May we as a congregation be an offering to God in life, death and resurrection.

O God the Holy Spirit, Sanctifier of the faithful: Sanctify
this Congregation by your abiding presence. Bless those who minister in holy things. Enlighten the minds of your people more and more with the light of the everlasting Gospel. Bring erring souls to the knowledge of our Savior Jesus Christ; and those who are walking in the way of life, keep steadfast to the end. Give patience to the sick and afflicted, and renew them
in body and soul. Guard those who are strong and prosperous from forgetting you. Increase in us your many gifts of grace, and make us all fruitful in good works. This we ask, O blessed Spirit, whom with the Father and the Son we worship and glorify, one God, world without end. Amen.


[1] The Holy Bible: English Standard Version (Wheaton, IL: Crossway Bibles, 2016), Re 21:23.

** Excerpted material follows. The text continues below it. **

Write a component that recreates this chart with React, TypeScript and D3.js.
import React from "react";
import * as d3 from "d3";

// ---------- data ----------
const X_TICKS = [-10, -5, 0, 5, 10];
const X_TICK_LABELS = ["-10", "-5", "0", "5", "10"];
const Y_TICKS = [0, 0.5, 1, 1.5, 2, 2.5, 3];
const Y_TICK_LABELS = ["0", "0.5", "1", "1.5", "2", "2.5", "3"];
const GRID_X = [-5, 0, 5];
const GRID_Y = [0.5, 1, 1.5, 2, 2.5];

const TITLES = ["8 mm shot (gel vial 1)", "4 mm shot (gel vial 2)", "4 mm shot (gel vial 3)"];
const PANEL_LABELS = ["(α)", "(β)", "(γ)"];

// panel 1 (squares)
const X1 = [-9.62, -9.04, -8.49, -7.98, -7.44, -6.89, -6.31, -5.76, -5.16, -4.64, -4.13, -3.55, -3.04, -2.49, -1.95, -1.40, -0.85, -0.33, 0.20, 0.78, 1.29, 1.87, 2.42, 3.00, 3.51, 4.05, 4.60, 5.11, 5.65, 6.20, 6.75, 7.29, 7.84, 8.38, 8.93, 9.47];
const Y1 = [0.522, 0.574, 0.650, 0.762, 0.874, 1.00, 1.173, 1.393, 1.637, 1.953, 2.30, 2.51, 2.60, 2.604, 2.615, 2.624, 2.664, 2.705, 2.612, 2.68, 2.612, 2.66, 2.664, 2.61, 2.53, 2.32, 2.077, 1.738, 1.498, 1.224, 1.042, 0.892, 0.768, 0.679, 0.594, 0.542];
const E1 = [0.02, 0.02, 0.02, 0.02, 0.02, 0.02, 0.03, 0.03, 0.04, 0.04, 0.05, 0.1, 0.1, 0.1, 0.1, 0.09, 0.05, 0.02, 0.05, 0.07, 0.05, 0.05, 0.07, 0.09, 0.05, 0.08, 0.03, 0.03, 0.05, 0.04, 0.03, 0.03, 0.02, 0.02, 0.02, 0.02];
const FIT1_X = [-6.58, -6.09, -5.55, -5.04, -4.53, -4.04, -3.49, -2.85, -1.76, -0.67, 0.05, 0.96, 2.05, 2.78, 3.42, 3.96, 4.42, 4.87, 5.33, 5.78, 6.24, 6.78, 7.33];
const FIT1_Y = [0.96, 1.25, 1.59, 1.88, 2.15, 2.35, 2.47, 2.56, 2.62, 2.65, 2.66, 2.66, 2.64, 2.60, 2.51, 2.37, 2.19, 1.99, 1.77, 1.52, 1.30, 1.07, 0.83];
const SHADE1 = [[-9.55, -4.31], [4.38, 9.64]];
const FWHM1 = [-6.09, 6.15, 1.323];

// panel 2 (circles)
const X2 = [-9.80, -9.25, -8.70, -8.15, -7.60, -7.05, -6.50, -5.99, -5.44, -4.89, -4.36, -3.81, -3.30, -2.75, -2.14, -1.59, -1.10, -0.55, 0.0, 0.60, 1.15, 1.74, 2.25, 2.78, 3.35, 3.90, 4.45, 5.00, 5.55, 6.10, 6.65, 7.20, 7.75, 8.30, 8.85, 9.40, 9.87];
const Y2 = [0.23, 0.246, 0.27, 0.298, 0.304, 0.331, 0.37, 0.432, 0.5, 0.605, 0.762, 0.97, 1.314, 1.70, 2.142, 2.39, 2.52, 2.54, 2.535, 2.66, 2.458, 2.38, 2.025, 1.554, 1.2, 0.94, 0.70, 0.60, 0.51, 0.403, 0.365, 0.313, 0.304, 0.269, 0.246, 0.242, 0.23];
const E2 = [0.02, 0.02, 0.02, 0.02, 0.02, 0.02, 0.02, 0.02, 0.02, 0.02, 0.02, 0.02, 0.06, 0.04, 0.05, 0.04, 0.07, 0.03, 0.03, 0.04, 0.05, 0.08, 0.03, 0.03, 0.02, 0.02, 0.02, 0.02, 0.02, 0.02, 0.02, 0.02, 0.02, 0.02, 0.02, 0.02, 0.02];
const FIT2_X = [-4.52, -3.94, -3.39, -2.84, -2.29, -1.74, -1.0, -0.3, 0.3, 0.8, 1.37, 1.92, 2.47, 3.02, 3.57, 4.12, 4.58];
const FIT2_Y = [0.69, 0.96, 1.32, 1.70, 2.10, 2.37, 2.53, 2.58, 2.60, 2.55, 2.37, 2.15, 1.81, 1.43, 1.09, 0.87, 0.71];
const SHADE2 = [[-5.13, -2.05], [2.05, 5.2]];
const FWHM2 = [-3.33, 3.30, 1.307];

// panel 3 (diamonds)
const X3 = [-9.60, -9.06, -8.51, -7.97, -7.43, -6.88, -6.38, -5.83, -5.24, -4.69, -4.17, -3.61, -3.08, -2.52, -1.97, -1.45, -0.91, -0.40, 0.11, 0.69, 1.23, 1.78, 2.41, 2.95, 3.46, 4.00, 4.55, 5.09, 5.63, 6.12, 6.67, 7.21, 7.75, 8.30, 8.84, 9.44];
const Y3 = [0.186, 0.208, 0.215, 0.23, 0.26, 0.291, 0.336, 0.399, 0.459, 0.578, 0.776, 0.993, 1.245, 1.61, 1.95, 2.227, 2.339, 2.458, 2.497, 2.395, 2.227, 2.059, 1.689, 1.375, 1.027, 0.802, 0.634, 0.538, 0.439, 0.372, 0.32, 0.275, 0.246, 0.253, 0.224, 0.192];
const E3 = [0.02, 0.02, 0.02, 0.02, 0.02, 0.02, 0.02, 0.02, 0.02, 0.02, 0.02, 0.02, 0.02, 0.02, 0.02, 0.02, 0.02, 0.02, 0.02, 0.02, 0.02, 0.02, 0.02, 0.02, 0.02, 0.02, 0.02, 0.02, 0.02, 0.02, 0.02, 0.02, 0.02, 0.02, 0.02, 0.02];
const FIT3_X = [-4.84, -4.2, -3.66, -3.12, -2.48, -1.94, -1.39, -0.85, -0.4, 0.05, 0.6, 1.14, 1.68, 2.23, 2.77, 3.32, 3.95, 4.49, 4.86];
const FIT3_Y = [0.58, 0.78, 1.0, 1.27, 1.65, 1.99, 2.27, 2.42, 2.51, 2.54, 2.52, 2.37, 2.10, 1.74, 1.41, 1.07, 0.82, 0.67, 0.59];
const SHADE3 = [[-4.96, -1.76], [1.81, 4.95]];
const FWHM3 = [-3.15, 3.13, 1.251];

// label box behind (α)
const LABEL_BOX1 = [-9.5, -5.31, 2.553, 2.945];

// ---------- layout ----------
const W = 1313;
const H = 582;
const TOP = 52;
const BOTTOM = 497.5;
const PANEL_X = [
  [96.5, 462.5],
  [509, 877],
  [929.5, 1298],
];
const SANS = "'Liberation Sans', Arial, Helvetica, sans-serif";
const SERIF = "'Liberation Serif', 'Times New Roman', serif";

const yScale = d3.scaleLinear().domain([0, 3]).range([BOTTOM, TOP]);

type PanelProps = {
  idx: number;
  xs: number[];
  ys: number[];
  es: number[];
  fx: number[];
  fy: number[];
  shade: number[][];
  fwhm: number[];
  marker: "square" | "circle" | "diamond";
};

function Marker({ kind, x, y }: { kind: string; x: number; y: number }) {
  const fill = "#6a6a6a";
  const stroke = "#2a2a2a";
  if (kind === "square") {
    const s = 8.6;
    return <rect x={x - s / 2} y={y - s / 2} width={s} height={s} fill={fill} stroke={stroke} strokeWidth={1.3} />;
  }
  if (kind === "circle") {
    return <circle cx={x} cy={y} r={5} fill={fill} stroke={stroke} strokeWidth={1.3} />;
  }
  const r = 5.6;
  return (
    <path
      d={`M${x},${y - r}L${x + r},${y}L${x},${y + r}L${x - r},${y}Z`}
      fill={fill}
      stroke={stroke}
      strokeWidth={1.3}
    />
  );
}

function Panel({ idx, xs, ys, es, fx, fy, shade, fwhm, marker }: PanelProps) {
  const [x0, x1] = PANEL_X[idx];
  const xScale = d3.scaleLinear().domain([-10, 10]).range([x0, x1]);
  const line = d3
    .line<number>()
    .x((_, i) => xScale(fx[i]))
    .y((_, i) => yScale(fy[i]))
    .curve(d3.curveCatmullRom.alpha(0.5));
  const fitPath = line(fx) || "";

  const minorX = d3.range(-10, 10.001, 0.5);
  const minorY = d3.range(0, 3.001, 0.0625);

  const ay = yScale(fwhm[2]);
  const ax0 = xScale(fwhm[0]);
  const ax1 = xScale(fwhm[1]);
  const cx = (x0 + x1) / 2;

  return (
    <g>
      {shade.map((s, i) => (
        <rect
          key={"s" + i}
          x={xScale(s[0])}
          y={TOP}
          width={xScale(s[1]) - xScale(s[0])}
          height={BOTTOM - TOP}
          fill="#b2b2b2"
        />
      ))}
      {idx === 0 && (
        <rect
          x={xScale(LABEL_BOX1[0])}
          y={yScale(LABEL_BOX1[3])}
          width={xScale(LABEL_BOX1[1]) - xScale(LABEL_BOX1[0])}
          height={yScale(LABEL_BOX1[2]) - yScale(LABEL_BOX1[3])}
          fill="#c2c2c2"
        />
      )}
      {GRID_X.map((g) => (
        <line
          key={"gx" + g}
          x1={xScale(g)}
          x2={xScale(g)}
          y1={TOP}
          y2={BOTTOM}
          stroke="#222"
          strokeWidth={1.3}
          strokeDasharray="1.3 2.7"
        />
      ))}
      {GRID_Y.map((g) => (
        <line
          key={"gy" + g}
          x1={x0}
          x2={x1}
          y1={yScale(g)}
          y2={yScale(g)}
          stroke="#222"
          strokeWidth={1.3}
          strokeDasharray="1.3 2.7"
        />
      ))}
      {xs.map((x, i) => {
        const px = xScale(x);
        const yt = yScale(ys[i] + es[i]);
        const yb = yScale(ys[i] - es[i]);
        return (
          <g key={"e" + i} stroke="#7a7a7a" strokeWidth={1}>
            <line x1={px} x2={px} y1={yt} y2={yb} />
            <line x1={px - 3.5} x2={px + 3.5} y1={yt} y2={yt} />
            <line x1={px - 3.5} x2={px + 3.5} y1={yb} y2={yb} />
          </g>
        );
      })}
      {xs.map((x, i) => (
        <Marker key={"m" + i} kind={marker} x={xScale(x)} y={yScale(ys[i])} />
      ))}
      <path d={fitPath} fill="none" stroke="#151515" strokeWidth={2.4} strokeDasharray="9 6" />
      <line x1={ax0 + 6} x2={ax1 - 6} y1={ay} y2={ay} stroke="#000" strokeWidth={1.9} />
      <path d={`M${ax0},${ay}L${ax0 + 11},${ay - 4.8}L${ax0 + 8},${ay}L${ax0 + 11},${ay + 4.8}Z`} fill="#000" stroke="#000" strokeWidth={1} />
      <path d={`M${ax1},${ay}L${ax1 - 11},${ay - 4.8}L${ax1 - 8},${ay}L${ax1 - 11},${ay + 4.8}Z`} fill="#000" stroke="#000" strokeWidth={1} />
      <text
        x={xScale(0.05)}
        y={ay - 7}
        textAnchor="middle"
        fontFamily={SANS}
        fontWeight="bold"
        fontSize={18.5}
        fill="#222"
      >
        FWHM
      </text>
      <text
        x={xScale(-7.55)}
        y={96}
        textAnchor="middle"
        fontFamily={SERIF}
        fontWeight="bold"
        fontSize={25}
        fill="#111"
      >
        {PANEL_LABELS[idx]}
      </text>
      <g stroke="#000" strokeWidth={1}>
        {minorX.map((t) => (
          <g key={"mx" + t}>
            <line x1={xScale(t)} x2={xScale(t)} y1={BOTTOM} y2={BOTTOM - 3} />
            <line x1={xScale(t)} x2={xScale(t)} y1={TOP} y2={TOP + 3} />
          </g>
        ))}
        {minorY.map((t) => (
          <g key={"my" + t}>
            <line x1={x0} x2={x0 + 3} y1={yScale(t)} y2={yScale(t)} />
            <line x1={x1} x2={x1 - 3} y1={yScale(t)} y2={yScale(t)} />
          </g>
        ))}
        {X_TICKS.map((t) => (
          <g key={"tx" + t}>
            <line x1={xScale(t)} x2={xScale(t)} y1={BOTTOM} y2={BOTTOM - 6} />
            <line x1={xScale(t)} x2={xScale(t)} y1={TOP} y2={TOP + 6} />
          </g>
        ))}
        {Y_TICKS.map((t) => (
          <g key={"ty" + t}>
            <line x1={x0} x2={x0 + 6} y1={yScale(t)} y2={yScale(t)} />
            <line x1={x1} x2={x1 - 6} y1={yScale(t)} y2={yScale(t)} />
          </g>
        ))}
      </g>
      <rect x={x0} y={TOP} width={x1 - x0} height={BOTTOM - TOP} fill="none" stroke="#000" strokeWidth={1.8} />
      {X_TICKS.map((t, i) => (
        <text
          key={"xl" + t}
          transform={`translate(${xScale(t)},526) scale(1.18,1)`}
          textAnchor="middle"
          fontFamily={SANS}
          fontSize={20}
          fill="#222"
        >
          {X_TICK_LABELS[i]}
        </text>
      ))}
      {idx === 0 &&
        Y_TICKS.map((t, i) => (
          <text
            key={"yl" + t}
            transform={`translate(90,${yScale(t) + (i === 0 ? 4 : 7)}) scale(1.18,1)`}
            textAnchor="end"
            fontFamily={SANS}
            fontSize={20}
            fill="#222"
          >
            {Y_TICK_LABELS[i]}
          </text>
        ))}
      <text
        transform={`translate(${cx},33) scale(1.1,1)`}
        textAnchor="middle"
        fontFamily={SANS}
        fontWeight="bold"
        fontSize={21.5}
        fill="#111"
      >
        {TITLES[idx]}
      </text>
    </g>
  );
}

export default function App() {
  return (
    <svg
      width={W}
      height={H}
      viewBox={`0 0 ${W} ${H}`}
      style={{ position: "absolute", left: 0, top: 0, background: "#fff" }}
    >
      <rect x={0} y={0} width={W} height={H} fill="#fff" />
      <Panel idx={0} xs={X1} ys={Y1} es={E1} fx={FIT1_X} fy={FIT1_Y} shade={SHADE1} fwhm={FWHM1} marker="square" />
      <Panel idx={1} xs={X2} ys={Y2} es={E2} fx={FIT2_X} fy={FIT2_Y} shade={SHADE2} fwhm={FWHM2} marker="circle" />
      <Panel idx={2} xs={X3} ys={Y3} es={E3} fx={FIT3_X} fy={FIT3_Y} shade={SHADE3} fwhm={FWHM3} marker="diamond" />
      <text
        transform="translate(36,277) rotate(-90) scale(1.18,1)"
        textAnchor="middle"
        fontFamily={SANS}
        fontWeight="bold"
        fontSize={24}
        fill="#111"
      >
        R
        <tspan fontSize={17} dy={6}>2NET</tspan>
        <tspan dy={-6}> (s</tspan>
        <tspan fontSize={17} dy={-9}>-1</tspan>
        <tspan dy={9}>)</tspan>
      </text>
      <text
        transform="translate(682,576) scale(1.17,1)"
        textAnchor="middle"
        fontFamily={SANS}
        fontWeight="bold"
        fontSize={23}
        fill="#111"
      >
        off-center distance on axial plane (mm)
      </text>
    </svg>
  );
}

[2] Saint Augustine, The Confessions, Part I, ed. John E. Rotelle, trans. Maria Boulding, Second Edition, vol. 1, The Works of Saint Augustine: A Translation for the 21st Century (Hyde Park, NY: New City Press, 2012), 39.

[3] The Holy Bible: English Standard Version (Wheaton, IL: Crossway Bibles, 2016), Mt 16:21–23.

[4] The Holy Bible: English Standard Version (Wheaton, IL: Crossway Bibles, 2016), Mt 16:24–25.

[5] Evdokimov, Paul. The Art of the Icon: A Theology of Beauty, illustrated . Oakwood Publications. Kindle Edition.

[6] The Holy Bible: English Standard Version (Wheaton, IL: Crossway Bibles, 2016), Jn 17:1–2.

[7] John D. Zizioulas (Communion and Otherness: Further Studies in Personhood and the Church)

[8] John D. Zizioulas (Communion and Otherness: Further Studies in Personhood and the Church)

[9] The Holy Bible: English Standard Version (Wheaton, IL: Crossway Bibles, 2016), Php 2:5–8.

[10] The Holy Bible: English Standard Version (Wheaton, IL: Crossway Bibles, 2016), Php 3:7–11.